Addressing an international seminar on design organised by industry body CII here, Arun Maira said: "By muddling around, and if there is a deep policy paralysis, a governance paralysis, we could get around 5 per cent or even lower growth rate in the coming years."
"6.5 percent growth for the next eight years or so is very likely if we keep delaying (some) crucial decisions", he said.
The National Development Council (NDC) has already scaled down the average growth target for the 12th Plan to 8 per cent from 8.2 per cent envisaged earlier. The average growth rate was 7.9 per cent in 11th Plan (2007-12).

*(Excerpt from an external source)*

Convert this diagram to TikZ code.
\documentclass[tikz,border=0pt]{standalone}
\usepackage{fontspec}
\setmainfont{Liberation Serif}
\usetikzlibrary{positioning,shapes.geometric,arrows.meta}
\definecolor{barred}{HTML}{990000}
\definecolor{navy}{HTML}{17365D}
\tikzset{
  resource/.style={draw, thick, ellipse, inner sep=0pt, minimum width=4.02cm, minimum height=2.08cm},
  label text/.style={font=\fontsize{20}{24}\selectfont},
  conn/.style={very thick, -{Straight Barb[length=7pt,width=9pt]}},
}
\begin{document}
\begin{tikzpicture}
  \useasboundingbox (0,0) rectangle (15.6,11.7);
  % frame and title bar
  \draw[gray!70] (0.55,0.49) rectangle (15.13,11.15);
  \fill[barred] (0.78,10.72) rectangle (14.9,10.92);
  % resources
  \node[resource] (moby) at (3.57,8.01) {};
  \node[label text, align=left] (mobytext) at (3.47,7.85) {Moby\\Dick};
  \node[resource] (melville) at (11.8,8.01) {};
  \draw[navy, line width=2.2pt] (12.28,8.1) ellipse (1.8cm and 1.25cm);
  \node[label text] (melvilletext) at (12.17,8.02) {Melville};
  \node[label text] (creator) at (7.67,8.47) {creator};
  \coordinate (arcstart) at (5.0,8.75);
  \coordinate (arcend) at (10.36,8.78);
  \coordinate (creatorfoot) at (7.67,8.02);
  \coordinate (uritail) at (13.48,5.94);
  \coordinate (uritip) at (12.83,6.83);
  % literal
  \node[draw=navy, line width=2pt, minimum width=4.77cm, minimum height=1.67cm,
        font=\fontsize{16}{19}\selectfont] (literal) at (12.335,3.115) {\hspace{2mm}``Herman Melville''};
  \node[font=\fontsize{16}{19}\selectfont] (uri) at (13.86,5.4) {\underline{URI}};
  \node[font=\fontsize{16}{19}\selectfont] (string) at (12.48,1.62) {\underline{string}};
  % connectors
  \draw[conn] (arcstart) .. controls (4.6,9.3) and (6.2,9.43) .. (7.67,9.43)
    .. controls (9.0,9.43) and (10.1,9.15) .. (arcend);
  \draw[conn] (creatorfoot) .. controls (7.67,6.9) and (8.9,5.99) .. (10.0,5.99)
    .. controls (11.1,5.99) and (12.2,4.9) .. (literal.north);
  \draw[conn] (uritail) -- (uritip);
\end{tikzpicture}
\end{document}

The country recorded 9-year low annual economic growth of 6.5 per cent in 2011-12. The economy has grown by 5.4 per cent in the first half of this fiscal (April-September).
Maira said the country cannot afford to have such low growth rates as we need to create millions of new jobs.
Stating that manufacturing is very critical, he said the country has not done well on the manufacturing front during the past 15-20 years.
Blaming it on poor infrastructure, Maira said, "What's coming in the way of growing manufacturing is physical infrastructure like roads, power etc. Infrastructure doesn't support competitive manufacturing here."
About the regulatory environment, he said, "We are one of the worst places to do business in the world because our regulations are outdated, they are too many and they tangle with each other and they are badly administered."
Calling for better governance systems, he said the Planning Commission is insisting on a study of government programme architecture, which should become more local. In the current model, the government "is working in silos", he said.
"We also need to change our functioning and learn from the experiences of others. Right now our system is "learning proof" -- agendas get driven top-down and the learnings don't get implemented at all."